Me again: I think the interpretation of what is wrong doing in this situation is more than nebulous. The market hasn’t decided yet; but, I’m in at 8% of portfolio and will buy more if this drops significantly.

1 Like

‘that’s July 2017, that the DOJ began investigating this 2016 case against Sullivan.’

I wrote that substantially inaccurately.

It was July 2017 that the DOJ began investigating this type of case. In 2016 when Sullivan was fired for ‘not bringing in outside counsel’, the DOJ was ‘ largely leaving it to organizations to decide what access they will authorize for hackers and what they can do with the data’.

I hope that’s more clear and why I’m looking to add if this get blown up and the price drops because of it.

Thanks,

Jason

1 Like

if the issue is only about disclosing a bounty payment this should be a non-issue. This is a very common practice!

My read is that the issue is whether Sullivan/Uber post-facto covered up the hack and extortion attempt by subsequently paying off the hacker via the bug bounty program. For instance, the bug bounty program with which I’m familiar require advance registration and that the person make a good faith effort to not actually access private information, just demonstrate how it can be accessed. Neither of those requirements were apparently met in this case, where someone tried to extort money out of Uber after accessing lots of Uber’s user’s private information.
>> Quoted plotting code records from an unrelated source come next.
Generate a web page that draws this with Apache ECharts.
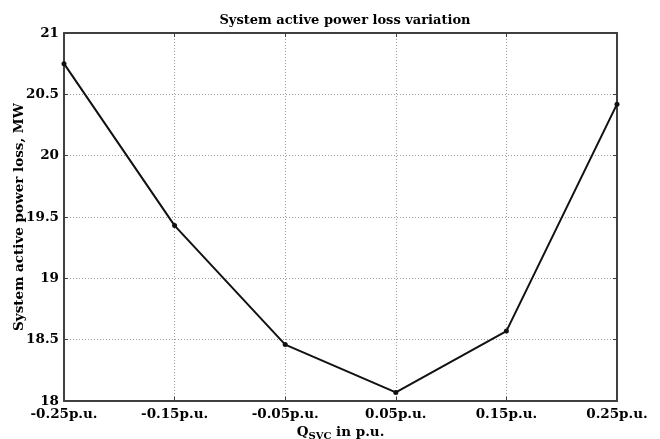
<!DOCTYPE html>
<html>
<head>
<meta charset="utf-8">
<script src="https://cdn.jsdelivr.net/npm/echarts@6/dist/echarts.min.js"></script>
<style>
  html, body { margin: 0; padding: 0; background: #fff; }
  #chart { width: 660px; height: 439px; }
</style>
</head>
<body>
<div id="chart"></div>
<script>
var categories = ['-0.25p.u.', '-0.15p.u.', '-0.05p.u.', '0.05p.u.', '0.15p.u.', '0.25p.u.'];
var lossValues = [20.75, 19.43, 18.46, 18.07, 18.57, 20.42];
var yTicks = [18, 18.5, 19, 19.5, 20, 20.5, 21];

var font = 'DejaVu Serif';
var chart = echarts.init(document.getElementById('chart'));

var gridLine = { show: true, lineStyle: { color: '#9a9a9a', type: [1, 2], width: 1 } };

var option = {
    backgroundColor: '#fff',
    animation: false,
    title: {
        text: 'System active power loss variation',
        left: 340, top: 9, textAlign: 'center',
        textStyle: { fontFamily: font, fontWeight: 'bold', fontSize: 13, color: '#000' }
    },
    grid: { left: 64, right: 43, top: 33, bottom: 38, outerBoundsMode: 'none', containLabel: false },
    xAxis: [{
        type: 'category',
        data: categories,
        boundaryGap: false,
        axisLine: { lineStyle: { color: '#404040', width: 2 } },
        axisTick: { inside: true, length: 4, lineStyle: { color: '#404040' } },
        axisLabel: { fontFamily: font, fontWeight: 'bold', fontSize: 13.5, color: '#000', margin: 6 },
        splitLine: gridLine,
        name: '{q|Q}{s|SVC}{q| in p.u.}',
        nameLocation: 'middle',
        nameGap: 21,
        nameTextStyle: {
            rich: {
                q: { fontFamily: font, fontWeight: 'bold', fontSize: 13.5, color: '#000' },
                s: { fontFamily: font, fontWeight: 'bold', fontSize: 10, color: '#000', verticalAlign: 'bottom', padding: [7, 0, 0, 0] }
            }
        }
    }, {
        type: 'category',
        data: categories,
        position: 'top',
        boundaryGap: false,
        axisLine: { lineStyle: { color: '#404040', width: 2 } },
        axisTick: { inside: true, length: 4, lineStyle: { color: '#404040' } },
        axisLabel: { show: false }
    }],
    yAxis: [{
        type: 'value',
        min: yTicks[0], max: yTicks[yTicks.length - 1], interval: 0.5,
        axisLine: { show: true, lineStyle: { color: '#404040', width: 2 } },
        axisTick: { show: true, inside: true, length: 4, lineStyle: { color: '#404040' } },
        axisLabel: { fontFamily: font, fontWeight: 'bold', fontSize: 13.5, color: '#000', margin: 5 },
        splitLine: gridLine,
        name: 'System active power loss, MW',
        nameLocation: 'middle',
        nameMoveOverlap: false,
        nameGap: 38,
        nameTextStyle: { fontFamily: font, fontWeight: 'bold', fontSize: 13.5, color: '#000' }
    }, {
        type: 'value',
        position: 'right',
        min: yTicks[0], max: yTicks[yTicks.length - 1], interval: 0.5,
        axisLine: { show: true, lineStyle: { color: '#404040', width: 2 } },
        axisTick: { show: true, inside: true, length: 4, lineStyle: { color: '#404040' } },
        axisLabel: { show: false },
        splitLine: { show: false }
    }],
    series: [{
        type: 'line',
        data: lossValues,
        symbol: 'circle',
        symbolSize: 5,
        lineStyle: { color: '#111', width: 2 },
        itemStyle: { color: '#111' }
    }]
};
chart.setOption(option);
</script>
</body>
</html>
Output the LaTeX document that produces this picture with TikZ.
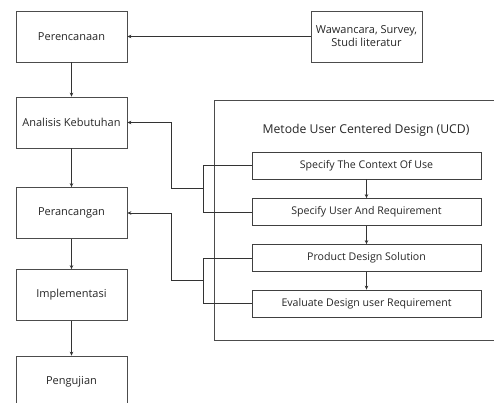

The case may be decided on some legal detail, and apparently Sullivan did have approval from Uber’s legal department.

What this means for Cloudflare is still anyone’s guess. With different corporate legal advice, people at companies will often behave in different ways.

7 Likes

Bnh,
My post seems to have been removed. Be that as it may, what I said is what I meant, I asserted that I might be over-reacting. If this all blows over as a non-issue I can always buy back into NET. Until such time I would rather just not be an owner. I hold executive management to a high standard.

I realize that an indictment is not a conviction. But indictments do not occur for no reason (usually). There are other investment opportunities that are free of clouds, I will put my money there and keep my eyes open.

Many of us were invested in the First Internet Bank a few years ago. They underwent a short attack, but as it turned out there seemed to be considerable merit about the charges leveled against the integrity of executive management. At the time my attitude and reaction was similar. I sold my position. I don’t believe that anyone was ever convicted of any crimes at First Internet Bank, but I never returned to that investment. There just seemed to be better places for my money.

I simply stated my reaction. As has been emphasized on this board over and over again, don’t blindly follow anyone, make up your own mind based on the information at hand and take responsibility for your own decisions.